A set $X$ which contains a finite number of values ${x_1,x_2,\ldots,x_n}$

$P(X=x_i)$ (or $P(x_i)$) is the probability that the random variable $X$ takes on the value $x_i$.

$X$ takes on values along a bell curve.

$p(X=x)$ (or $p(x)$) is a probability density function

A probability density function would look like so:

\[P(x\in(a,b)) = \int^b_ap(x)dx\]

This will be approximated by splitting the range into discrete values.

If $X$ and $Y$ are independent:

\[P(x,y) = P(x)P(y)\]

Probability of $x$ given $y$:

\[P(x\mid y)=\frac{P(x,y)}{P(y)}\]

given that $x$ and $y$ are conditional:

\[P(x,y) = P(x\mid y)P(y)\]

If $x$ are $y$ are independent:

\[\begin{aligned} P(x\mid y)&=\frac{P(x,y)}{P(y)}\\ &=\frac{P(x)P(y)}{P(y)}\\ &=P(x) \end{aligned}\]

This follows from marginalisation as $P(x,y)=P(x\mid y)P(y)$:

The joint probability of $x$ and $y$ is commutative:

\[P(x.y) = P(x\mid y)P(y) = P(y\mid x)P(x)\]
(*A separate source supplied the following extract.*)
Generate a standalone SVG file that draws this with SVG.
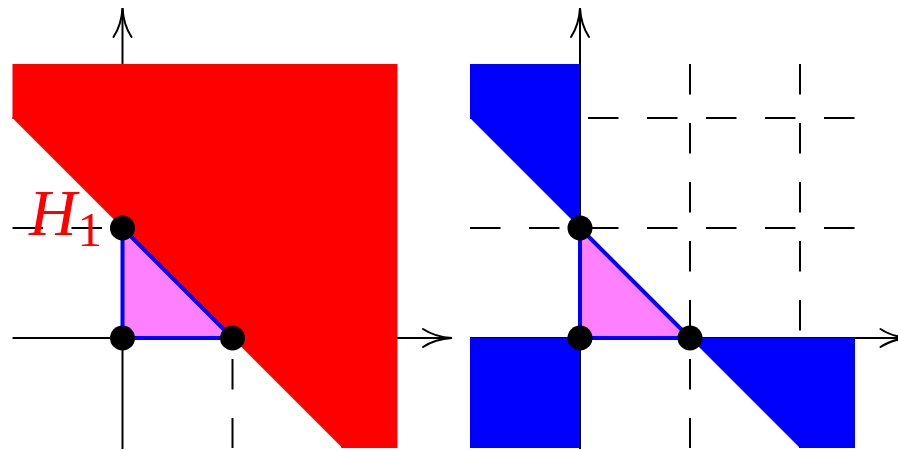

From this we can derive the Bayes Formula:

\[P(x\mid y) = \frac{P(y\mid x)P(x)}{P(y)}\] \[\text{posterior} = \frac{\text{likelihood}\times\text{prior}}{\text{evidence}}\]

As $P(y)$ doesn’t depend on $x$ then we can replace it with a normaliser ($\eta=P(y)^{-1}$):

\[\begin{aligned} P(x\mid y) &= \frac{P(y\mid x)P(x)}{P(y)}\\ &=\eta P(y\mid x)P(x) \end{aligned}\]

We can then calculate $\eta$ at a later stage:

\[\eta=\frac 1{\sum_xP(y\mid x)p(x)}\]

Consider we want to calculate the probability of $x$ given $y$ and $z$. We can write this as:

\[P(x\mid y,z) = \frac{P(y\mid x,z)P(x\mid z)}{P(y\mid z)}\]